Venice is a city that grew out of many smaller islands in the Venetian lagoon. Nowhere is this clearer than on a trip to the neighbouring island of Murano. Those who arrive by boat to Murano will feel as though they have just landed in a miniature Venice. Even here there are small canals, bridges, palaces and churches. Of course in Murano everything is one size smaller and despite its popularity and many tourists, is still a little quieter and less hectic than Venice. Murano is made up of five islands and presently has around 7000 inhabitants.

The island is world famous mainly for the skills of its glass blowers. Man has been able to produce glass since the antiquity.
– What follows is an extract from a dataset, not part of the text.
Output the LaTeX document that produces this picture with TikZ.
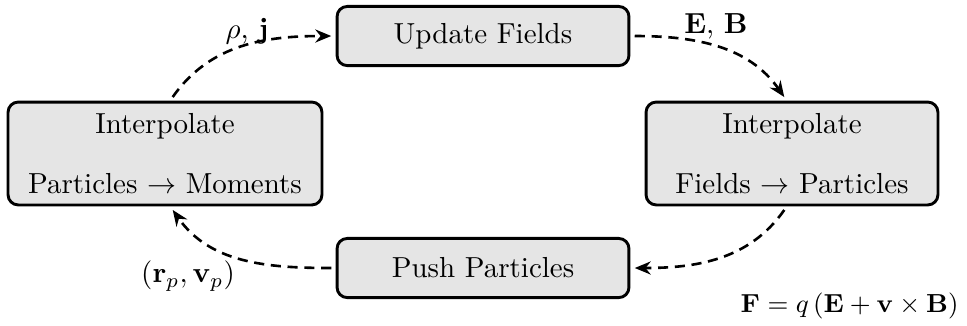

The knowledge of this skill was lost however, first in Europe and only returned to central Europe again through trade between Byzantine and Venice. Venetians welcomed the art of glass blowing however they greatly feared the fires that could result from the flames. In the maze of narrow streets in Venice, fire had a devastating effect; hence the glassblowers settled far away on the island of Murano. They have remained there ever since and have remained unrivalled in their art.

church of Murano
Source:        Photographer: Claudia Guth

On the waterfront of Murano rows of glass shops stand one after the other. Here the visitor is presented with the entire range of the Murano glass industry. From Kitsch animal figures to super expensive elegant glass designs from renowned studios- everything is available. It is simply a must to peer over the shoulder of a Murano glass blower in action. Many workshops are open for visitors and almost always without cost.

Another must is a visit to the Glass Museum – the ‘Museo dell’Arte Vetraria’. Comprising around 4000 objects here the history of glass is reconstructed. Almost everything is based on the thousand years in which Murano has produced glass. In the museum there are also some glass exhibits which originated in ancient Rome.

It is not glass but rather stone that dominates the ‘Basilica di Santa Maria e Donato’ – the main church of Murano. It was founded in the 7th century and completed to its present form in 1150. This makes it one of the oldest buildings in the entire lagoon. Worth seeing are its mosaic floors from the 12th Century.